Thanks for your answer. I went ahead and tried it and it worked great. Now another question....is there a texture etching cream and/or color? The etching in itself is kinda boring and bland. If so, do you know where I can get it? I just bought the etching cream from Hobby Lobby (craft store).


----------



## cmyk (Dec 3, 2007)

if you put the glass under hot water, the vinyl comes of very easilly


----------



## krol (Feb 15, 2009)

Try "Rub 'n Buff" near the frame section in the craft stores. it comes in gold, silver, white, black and several other colors. It comes in a small tube. A little goes a long way. After etching and rinsing and drying the glass, rub it over the the etched areas and a little beyond. let it dry, then rub off with a paper towel. It will stick to the etched areas but come right off the smooth glass. Silver is my favorite. It gives it a nice subtle effect, classy, just enough to make the etching stand out.


----------



## cmyk (Dec 3, 2007)

how resistant is this rub'n'buff to washing, wearing etc?
thanks!


----------



## krol (Feb 15, 2009)

Great if you make sure it completely dries and sets. I made that mistake. Etched two identical glasses< and once clean and dry, applied silver "Rub N Buff" with my finger tip to the etched are and beyond. Waited about an hour then rubbed off the excess silver. The "Rub N Buff" rubbed right off the smooth glass and stuck only to the rougher etched areas. The first glass I washed in the sink with regular dish detergent within the first 24 hours (not sure exactly how long because it was a while ago), and almost all the silver came off. The second glass sat on my windowsill for at least a week and has since been through the dishwasher and hand washing and looks great. I had given up on the stuff after my first washing failure. But it is an oil-based product, so it makes sense that it needs a drying/curing period.


----------



## Cynthia (Jan 5, 2007)

Wow..sounds like what I am looking for. Think I will try to find it today. Thanks for the tip!

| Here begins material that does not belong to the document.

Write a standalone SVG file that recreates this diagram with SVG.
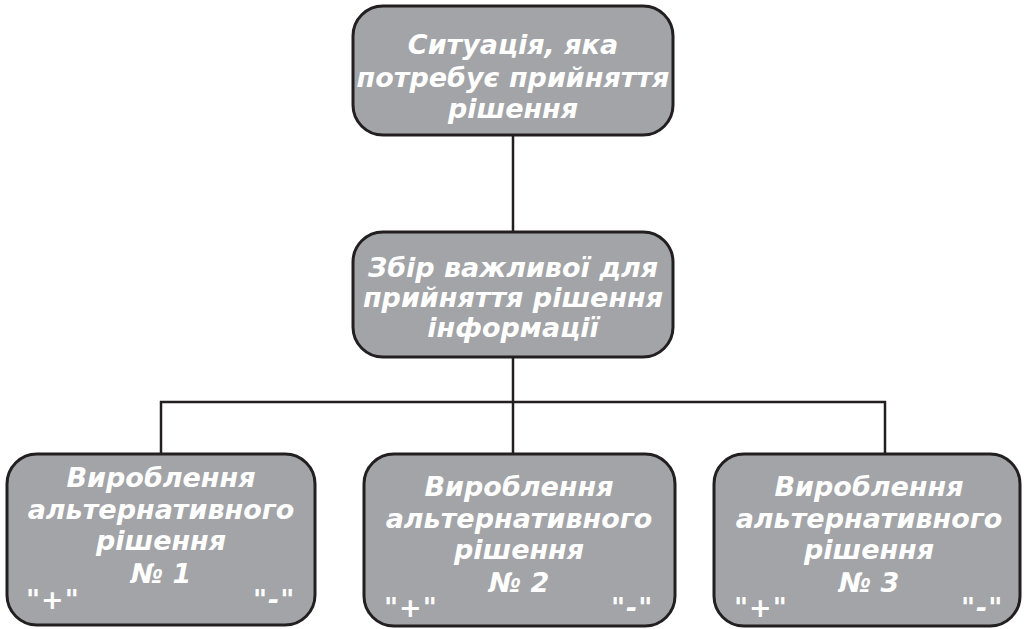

UPDATE: I just tried the silver and couldn't remember how long to leave it on. I wiped it a couple of minutes after applying. Wouldn't come off, so wiped off with water and all came off. Read your note and noted you kept it on for a while. What did you rub it off with? Just a cloth and no water? It really came off on the non-etched glass? I am going to try it again the "right" way


----------



## MancUK (Apr 7, 2009)

It still amazes me as to how versatile cutters can be. I'll have to give this a go too when I get my cutter at the end of this month.

If you live in the UK, here's a small kit you can buy:

Mulberry Design + Print | Sign Vinyl - Application Tape - Sign Making Accessories

And also, here's some instructions on how it works.

[media]http://www.mdpsupplies.co.uk/easyetchinstructionsmdp.pdf[/media]


----------



## krol (Feb 15, 2009)

Cynthia,
I let the Rub N Buff sit for about an hour on the glass. Then I rub firmly with a paper towel to remove the excess. Don't be afraid to give it a little elbow grease. It will stick to the etched/frosted areas but come off the smooth glass. Again, let the paint "cure" for several days before washing or it will come right off.
- Karen


----------



## Cynthia (Jan 5, 2007)

Thanks Karen! I am not sure if I like the look though; mine looks almost painted on. Is that way it should? I would like it if it had some texture. Am I just wishing I had an engraving machine??  Does yours look "painted" on? I am anxious to try the gold too.
Cynthia


----------